Here is the theory full-blown. The poet is not to tell the tale, the reader is to make it one, by thinking; and if he only thinks enough, he will find a tale in everything! Could anything be more grotesque, or more utterly opposed to any sane canon of the function of an author, and his relation to his readers? It is the business of the poet to tell the tale, and thereby to set the reader thinking; an altogether different process from the one here suggested. “Wordsworthians against whom we must be upon our guard,” often cite the following stanza with admiration:

The moving accident is not my trade;
To freeze the blood I have no ready arts:
’Tis my delight, alone in summer shade,
To pipe a simple song for thinking hearts!

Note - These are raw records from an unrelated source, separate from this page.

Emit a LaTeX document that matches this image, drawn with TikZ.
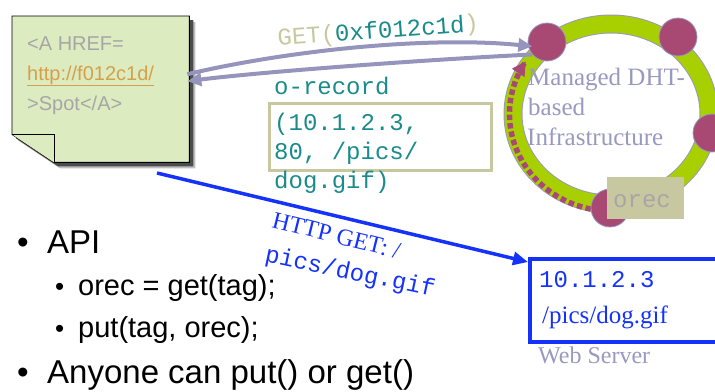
\documentclass[tikz,border=0pt]{standalone}
\usepackage{fontspec}
\setmainfont{Liberation Serif}
\setsansfont{Liberation Sans}
\setmonofont{Liberation Mono}
\usetikzlibrary{arrows.meta,calc}

\definecolor{notefill}{RGB}{221,235,192}
\definecolor{notetext}{RGB}{166,166,166}
\definecolor{linktext}{RGB}{212,160,76}
\definecolor{lavline}{RGB}{148,148,188}
\definecolor{lavtext}{RGB}{153,153,192}
\definecolor{ringgreen}{RGB}{168,208,0}
\definecolor{dhtnode}{RGB}{168,73,115}
\definecolor{khaki}{RGB}{200,200,160}
\definecolor{tealtext}{RGB}{26,138,138}
\definecolor{webblue}{RGB}{20,50,250}

\newcommand\setfs[2]{\fontsize{#1}{#2}\selectfont}

\begin{document}
\begin{tikzpicture}[x=1pt,y=-1pt,
  txt/.style={inner sep=0pt,anchor=base west},
  notetxt/.style={txt,font=\sffamily\setfs{20}{30},text=notetext},
  monotxt/.style={txt,font=\ttfamily\setfs{24}{30}},
  dhttxt/.style={txt,font=\rmfamily\setfs{25}{30},text=lavtext},
  dhtdot/.style={circle,fill=dhtnode,draw=lavtext,line width=0.8pt,minimum size=38pt,inner sep=0pt},
  hopdash/.style={rectangle,fill=dhtnode,minimum size=5.5pt,inner sep=0pt},
  lavarrow/.style={draw=lavline,line width=4pt,-{Triangle[length=14pt,width=13pt]}},
  bulletA/.style={txt,font=\sffamily\setfs{33}{38}},
  bulletB/.style={txt,font=\sffamily\setfs{29}{34}},
]
\useasboundingbox (0,0) rectangle (715,391);

% ---- sticky note with folded corner and drop shadow ----
\node[inner sep=0pt,minimum width=177pt,minimum height=146pt,anchor=north west] (note) at (12,16) {};
\fill[black,opacity=0.25] ($(note.north west)+(6,6)$) -- ($(note.north east)+(6,6)$) -- ($(note.south east)+(6,6)$) -- ($(note.south west)+(48,6)$) -- ($(note.south west)+(6,-22)$) -- cycle;
\fill[black!70] ($(note.north west)+(4,4)$) -- ($(note.north east)+(4,4)$) -- ($(note.south east)+(4,4)$) -- ($(note.south west)+(46,4)$) -- ($(note.south west)+(4,-24)$) -- cycle;
\draw[fill=notefill,line width=0.9pt] (note.north west) -- (note.north east) -- (note.south east) -- ($(note.south west)+(42,0)$) -- ($(note.south west)+(0,-28)$) -- cycle;
\draw[fill=notefill,line width=0.9pt] ($(note.south west)+(0,-28)$) -- ($(note.south west)+(42,-28)$) -- ($(note.south west)+(42,0)$);
\node[notetxt] (href1) at (27,50) {<A HREF=};
\node[notetxt,text=linktext] (href2) at (27,80) {\underline{http://f012c1d/}};
\node[notetxt] (href3) at (27,110) {>Spot</A>};

% ---- DHT ring ----
\draw[lavtext,line width=19pt] (611,114) ellipse [x radius=98, y radius=90];
\draw[ringgreen,line width=17pt] (611,114) ellipse [x radius=98, y radius=90];
% lookup path travelling round the ring: a row of short dashes and an arrow tip
\foreach \a in {103,108,...,203}
  \node[hopdash,rotate=-\a] at ({611+101.5*cos(\a)},{114+97*sin(\a)}) {};
\draw[dhtnode,line width=5pt,-{Triangle[length=14pt,width=14pt]}]
  plot[domain=207:213,samples=5] ({611+101.5*cos(\x)},{114+97*sin(\x)});
\node[dhtdot] (n1) at (547,42) {};
\node[dhtdot] (n2) at (678,37) {};
\node[dhtdot] (n3) at (712,133) {};
\node[dhtdot] (n4) at (610,208) {};
\node[dhttxt] (dht1) at (528,85) {Managed DHT-};
\node[dhttxt] (dht2) at (528,115) {based};
\node[dhttxt] (dht3) at (527,145) {Infrastructure};
\node[fill=khaki,minimum width=77pt,minimum height=42pt,inner sep=0pt,anchor=north west] (orecbox) at (607,177) {};
\node[monotxt,text=notetext] (oreclbl) at (613,207) {orec};

% ---- lookup arrows between note and ring ----
\draw[lavarrow] ($(note.east)+(-2,-15)$) .. controls (290,50) and (430,36) .. ($(n1.196)+(4,-1)$);
\draw[lavarrow] (n1.220) .. controls (420,60) and (260,72) .. ($(note.east)+(-2,-8)$);
\node[monotxt,rotate=4.3,text=khaki] (getlbl) at (278,46) {GET(\textcolor{tealtext}{0xf012c1d})};

% ---- o-record ----
\node[monotxt,text=tealtext] (orecname) at (274,94) {o-record};
\node[draw=khaki,line width=3pt,minimum width=222pt,minimum height=67pt,inner sep=0pt,anchor=north west] (orecrect) at (268,102) {};
\node[monotxt,text=tealtext] (oline1) at (274,130) {(10.1.2.3,};
\node[monotxt,text=tealtext] (oline2) at (274,159) {80, /pics/};
\node[monotxt,text=tealtext] (oline3) at (274,188) {dog.gif)};

% ---- web server ----
\node[draw=webblue,line width=3.5pt,minimum width=200pt,minimum height=83pt,inner sep=0pt,anchor=north west] (web) at (528,257) {};
\node[monotxt,text=webblue] (webip) at (539,287) {10.1.2.3};
\node[txt,font=\rmfamily\setfs{25}{30},text=webblue] (webpath) at (542,323) {/pics/dog.gif};
\node[txt,font=\rmfamily\setfs{24}{30},text=lavtext] (weblbl) at (538,363) {Web Server};

\coordinate (httpstart) at (157,173);
\draw[webblue,line width=3.5pt,-{Triangle[length=15pt,width=13pt]}] (httpstart) -- ($(web.north west)+(0,5)$);
\node[txt,rotate=-14,font=\rmfamily\setfs{24}{30},text=webblue] (http1) at (271,227) {HTTP GET: /};
\node[monotxt,rotate=-12,text=webblue] (http2) at (264,261) {pics/dog.gif};

% ---- API bullets ----
\node[bulletA] (b1) at (17,253) {•};
\node[bulletA] (api) at (47,253) {API};
\node[txt,font=\sffamily\setfs{26}{30}] (b2) at (55,295) {•};
\node[bulletB] (get) at (78,295) {orec = get(tag);};
\node[txt,font=\sffamily\setfs{26}{30}] (b3) at (55,337) {•};
\node[bulletB] (put) at (78,337) {put(tag, orec);};
\node[bulletA] (b4) at (17,383) {•};
\node[bulletA] (anyone) at (47,383) {Anyone can put() or get()};
\end{tikzpicture}
\end{document}
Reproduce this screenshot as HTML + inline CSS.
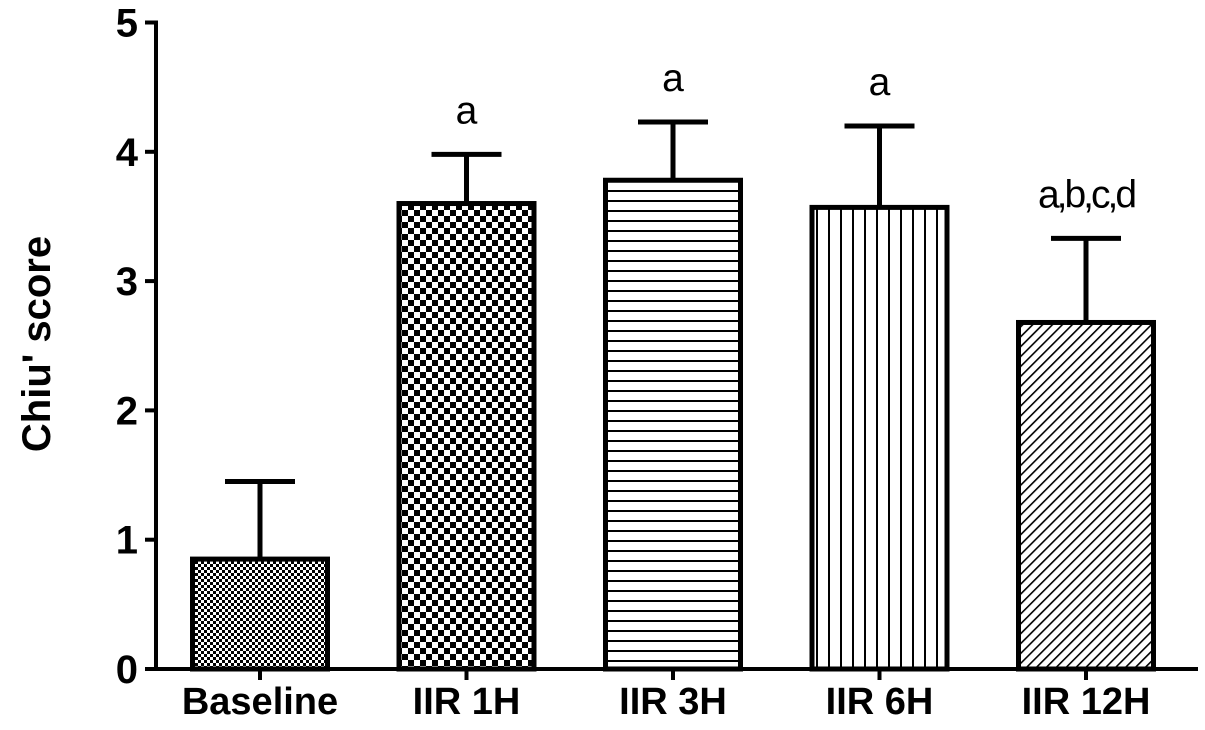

Have they forgotten the “moving accidents by flood and field,” or do they not know whose trade it was to unfold a tale that

Would harrow up thy soul, freeze thy young blood?

Piping a simple song for thinking hearts, is all very well. But it will not do to say, or to suggest, or to allow it to be inferred, that doing this makes a man as great a poet as doing what Wordsworth did not and plainly could not do. In the last book of The Excursion, he says:

Life, death, eternity! momentous themes
Are they—and might demand a seraph’s tongue,
Were they not equal to their own support;
And therefore no incompetence of mine
Could do them wrong....
Ye wished for art and circumstance, that make
The individual known and understood;
And such as my best judgment could select
From what the place afforded, could be given.

But no subject is equal to its own support, where the poet is concerned, however it may be with the preacher and the moralist. The poet himself must support it. We do wish for act and circumstance, in poetry; and when Wordsworth tells us that he has, in The Excursion, given us the best of these he can, we can only answer that this best is not enough, but wholly insufficient and inadequate.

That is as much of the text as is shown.